WHAT IS EXPECTED:
Pictures within the data are to be left out; everything else must be reproduced exactly.

SOURCE MATERIAL:
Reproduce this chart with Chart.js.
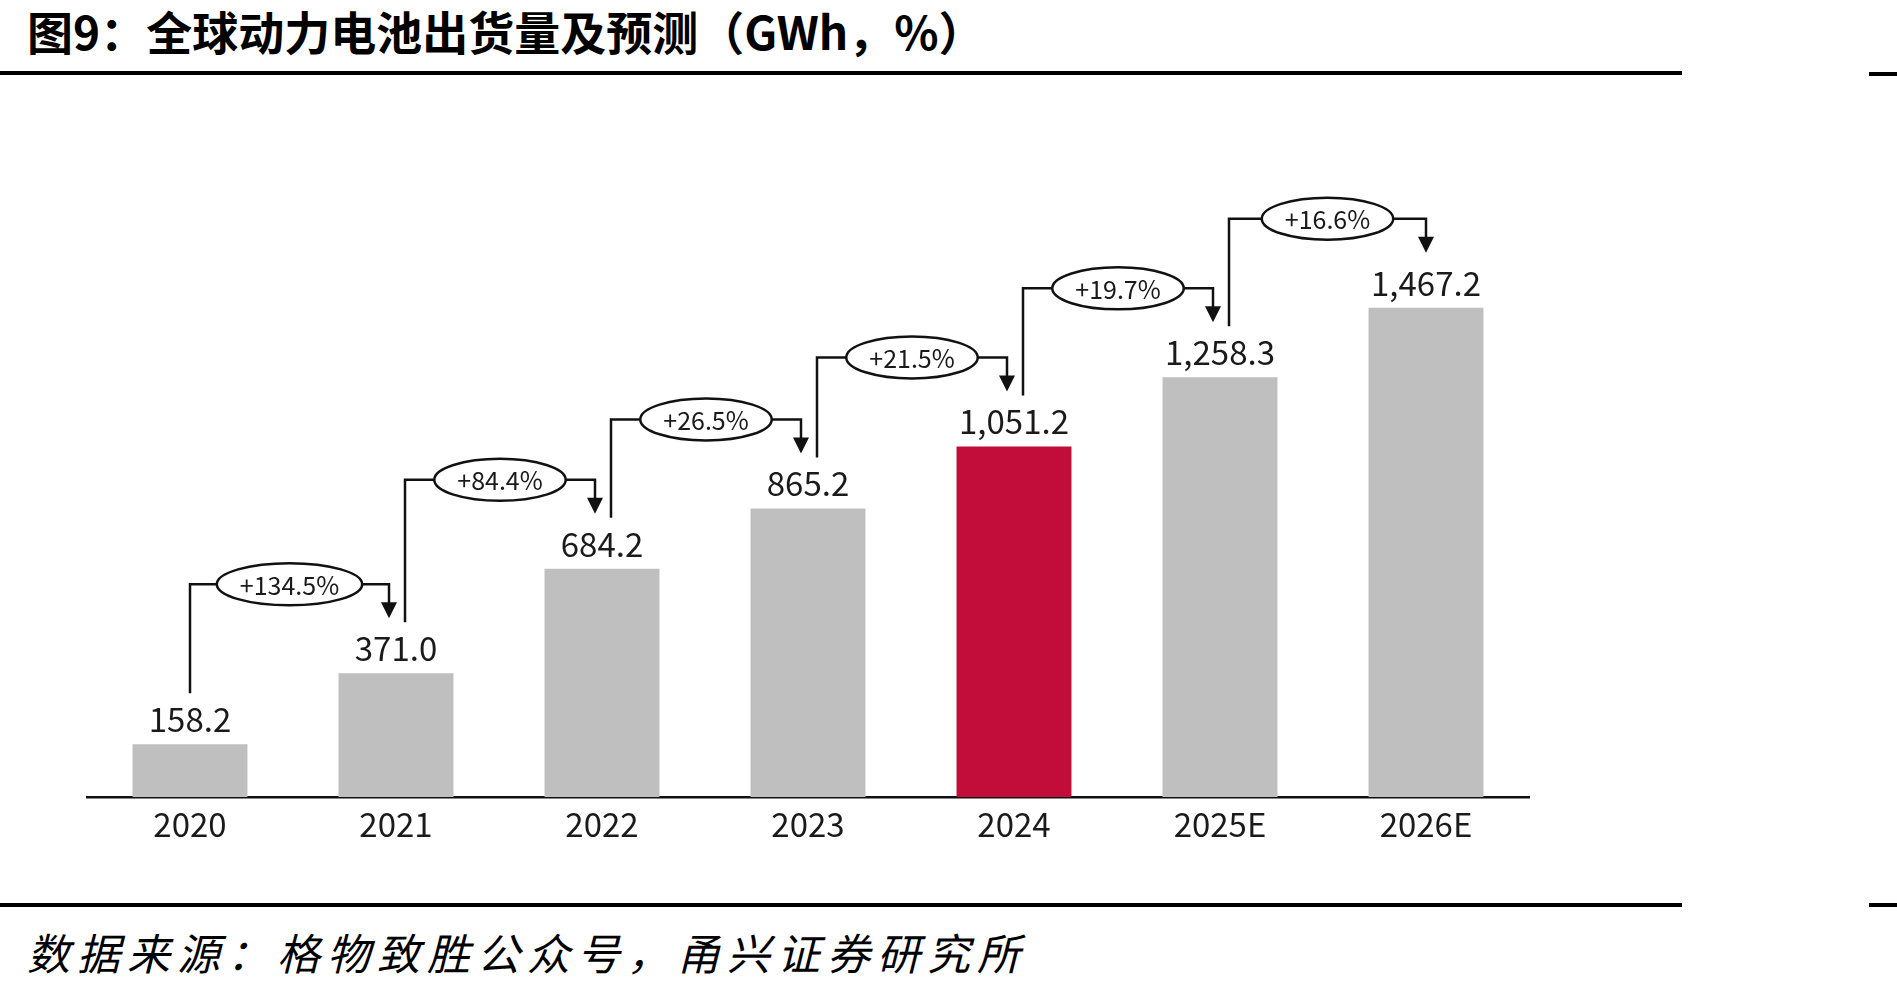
<!DOCTYPE html>
<html>
<head>
<meta charset="utf-8">
<script src="https://cdn.jsdelivr.net/npm/chart.js@4.4.1/dist/chart.umd.min.js"></script>
<style>
html,body{margin:0;padding:0;background:#fff;}
body{width:1897px;height:995px;position:relative;overflow:hidden;}
#title{position:absolute;left:27px;top:-3px;font-family:"Noto Sans CJK SC";font-weight:bold;font-size:46px;color:#000;white-space:nowrap;}
#source{position:absolute;left:27px;top:920px;font-family:"Noto Sans CJK SC";font-style:italic;font-size:43px;color:#000;white-space:nowrap;letter-spacing:7px;}
.rule{position:absolute;height:4px;background:#000;}
#wrap{position:absolute;left:0;top:100px;width:1897px;height:760px;}
</style>
</head>
<body>
<div id="title">图9：全球动力电池出货量及预测（GWh，%）</div>
<div class="rule" style="left:0;top:71px;width:1682px;"></div>
<div class="rule" style="left:1869px;top:72px;width:28px;"></div>
<div id="wrap"><canvas id="chart"></canvas></div>
<div class="rule" style="left:0;top:903px;width:1682px;"></div>
<div class="rule" style="left:1869px;top:903px;width:28px;"></div>
<div id="source">数据来源：格物致胜公众号，甬兴证券研究所</div>
<script>
// DATA
const years=["2020","2021","2022","2023","2024","2025E","2026E"];
const shipments=[158.2,371.0,684.2,865.2,1051.2,1258.3,1467.2];
const growth=["+134.5%","+84.4%","+26.5%","+21.5%","+19.7%","+16.6%"];
const highlightYear="2024";

const GRAY="#bfbfbf", RED="#c20d3b", INK="#1a1a1a";
const FONT='"Noto Sans CJK SC"';

// value labels + growth arrows
const annotate={
    id:"annotate",
    afterDatasetsDraw(ch){
        const ctx=ch.ctx;
        const bars=ch.getDatasetMeta(0).data;
        ctx.save();

        ctx.fillStyle=INK;
        ctx.font=`33px ${FONT}`;
        ctx.textAlign="center";
        ctx.textBaseline="alphabetic";
        bars.forEach((b,i)=>{
            const txt=shipments[i].toLocaleString("en-US",{minimumFractionDigits:1,maximumFractionDigits:1});
            ctx.fillText(txt,b.x,b.y-12);
        });

        ctx.strokeStyle="#111";
        ctx.lineWidth=2.5;
        growth.forEach((g,i)=>{
            const a=bars[i], b=bars[i+1];
            const x0=a.x+(i===0?0:9);
            const x1=b.x-(i===growth.length-1?0:7);
            const y0=a.y-51;
            const yE=b.y-89;
            const tip=b.y-55;
            const cx=(x0+x1)/2;
            ctx.font=`25px ${FONT}`;
            const rx=ctx.measureText(g).width/2+23, ry=21;

            ctx.beginPath();
            ctx.moveTo(x0,y0);
            ctx.lineTo(x0,yE);
            ctx.lineTo(cx-rx,yE);
            ctx.moveTo(cx+rx,yE);
            ctx.lineTo(x1,yE);
            ctx.lineTo(x1,tip-14);
            ctx.stroke();

            ctx.beginPath();
            ctx.moveTo(x1-8,tip-16);
            ctx.lineTo(x1+8,tip-16);
            ctx.lineTo(x1,tip);
            ctx.closePath();
            ctx.fillStyle="#111";
            ctx.fill();

            ctx.beginPath();
            ctx.ellipse(cx,yE,rx,ry,0,0,Math.PI*2);
            ctx.fillStyle="#fff";
            ctx.fill();
            ctx.stroke();

            ctx.fillStyle=INK;
            ctx.textBaseline="middle";
            ctx.fillText(g,cx,yE+1);
            ctx.textBaseline="alphabetic";
        });
        ctx.restore();
    }
};

new Chart(document.getElementById("chart"),{
    type:"bar",
    data:{
        labels:years,
        datasets:[{
            data:shipments,
            backgroundColor:years.map(y=>y===highlightYear?RED:GRAY),
            borderWidth:0,
            categoryPercentage:1,
            barPercentage:0.558
        }]
    },
    options:{
        responsive:true,
        maintainAspectRatio:false,
        animation:false,
        layout:{padding:{left:87,right:368,top:30,bottom:3}},
        plugins:{legend:{display:false},tooltip:{enabled:false}},
        scales:{
            x:{
                grid:{display:false,drawTicks:false},
                border:{display:true,color:"#111",width:2.5},
                ticks:{color:INK,font:{family:FONT,size:33},padding:8},
                afterFit(s){s.height=60;}
            },
            y:{display:false,min:0,max:2000}
        }
    },
    plugins:[annotate]
});
</script>
</body>
</html>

SOLUTION TO THIS TASK:
Reproduce this chart with Chart.js.
<!DOCTYPE html>
<html>
<head>
<meta charset="utf-8">
<script src="https://cdn.jsdelivr.net/npm/chart.js@4.4.1/dist/chart.umd.min.js"></script>
<style>
html,body{margin:0;padding:0;background:#fff;}
body{width:1897px;height:995px;position:relative;overflow:hidden;}
#title{position:absolute;left:27px;top:-3px;font-family:"Noto Sans CJK SC";font-weight:bold;font-size:46px;color:#000;white-space:nowrap;}
#source{position:absolute;left:27px;top:920px;font-family:"Noto Sans CJK SC";font-style:italic;font-size:43px;color:#000;white-space:nowrap;letter-spacing:7px;}
.rule{position:absolute;height:4px;background:#000;}
#wrap{position:absolute;left:0;top:100px;width:1897px;height:760px;}
</style>
</head>
<body>
<div id="title">图9：全球动力电池出货量及预测（GWh，%）</div>
<div class="rule" style="left:0;top:71px;width:1682px;"></div>
<div class="rule" style="left:1869px;top:72px;width:28px;"></div>
<div id="wrap"><canvas id="chart"></canvas></div>
<div class="rule" style="left:0;top:903px;width:1682px;"></div>
<div class="rule" style="left:1869px;top:903px;width:28px;"></div>
<div id="source">数据来源：格物致胜公众号，甬兴证券研究所</div>
<script>
// DATA
const years=["2020","2021","2022","2023","2024","2025E","2026E"];
const shipments=[158.2,371.0,684.2,865.2,1051.2,1258.3,1467.2];
const growth=["+134.5%","+84.4%","+26.5%","+21.5%","+19.7%","+16.6%"];
const highlightYear="2024";

const GRAY="#bfbfbf", RED="#c20d3b", INK="#1a1a1a";
const FONT='"Noto Sans CJK SC"';

// value labels + growth arrows
const annotate={
    id:"annotate",
    afterDatasetsDraw(ch){
        const ctx=ch.ctx;
        const bars=ch.getDatasetMeta(0).data;
        ctx.save();

        ctx.fillStyle=INK;
        ctx.font=`33px ${FONT}`;
        ctx.textAlign="center";
        ctx.textBaseline="alphabetic";
        bars.forEach((b,i)=>{
            const txt=shipments[i].toLocaleString("en-US",{minimumFractionDigits:1,maximumFractionDigits:1});
            ctx.fillText(txt,b.x,b.y-12);
        });

        ctx.strokeStyle="#111";
        ctx.lineWidth=2.5;
        growth.forEach((g,i)=>{
            const a=bars[i], b=bars[i+1];
            const x0=a.x+(i===0?0:9);
            const x1=b.x-(i===growth.length-1?0:7);
            const y0=a.y-51;
            const yE=b.y-89;
            const tip=b.y-55;
            const cx=(x0+x1)/2;
            ctx.font=`25px ${FONT}`;
            const rx=ctx.measureText(g).width/2+23, ry=21;

            ctx.beginPath();
            ctx.moveTo(x0,y0);
            ctx.lineTo(x0,yE);
            ctx.lineTo(cx-rx,yE);
            ctx.moveTo(cx+rx,yE);
            ctx.lineTo(x1,yE);
            ctx.lineTo(x1,tip-14);
            ctx.stroke();

            ctx.beginPath();
            ctx.moveTo(x1-8,tip-16);
            ctx.lineTo(x1+8,tip-16);
            ctx.lineTo(x1,tip);
            ctx.closePath();
            ctx.fillStyle="#111";
            ctx.fill();

            ctx.beginPath();
            ctx.ellipse(cx,yE,rx,ry,0,0,Math.PI*2);
            ctx.fillStyle="#fff";
            ctx.fill();
            ctx.stroke();

            ctx.fillStyle=INK;
            ctx.textBaseline="middle";
            ctx.fillText(g,cx,yE+1);
            ctx.textBaseline="alphabetic";
        });
        ctx.restore();
    }
};

new Chart(document.getElementById("chart"),{
    type:"bar",
    data:{
        labels:years,
        datasets:[{
            data:shipments,
            backgroundColor:years.map(y=>y===highlightYear?RED:GRAY),
            borderWidth:0,
            categoryPercentage:1,
            barPercentage:0.558
        }]
    },
    options:{
        responsive:true,
        maintainAspectRatio:false,
        animation:false,
        layout:{padding:{left:87,right:368,top:30,bottom:3}},
        plugins:{legend:{display:false},tooltip:{enabled:false}},
        scales:{
            x:{
                grid:{display:false,drawTicks:false},
                border:{display:true,color:"#111",width:2.5},
                ticks:{color:INK,font:{family:FONT,size:33},padding:8},
                afterFit(s){s.height=60;}
            },
            y:{display:false,min:0,max:2000}
        }
    },
    plugins:[annotate]
});
</script>
</body>
</html>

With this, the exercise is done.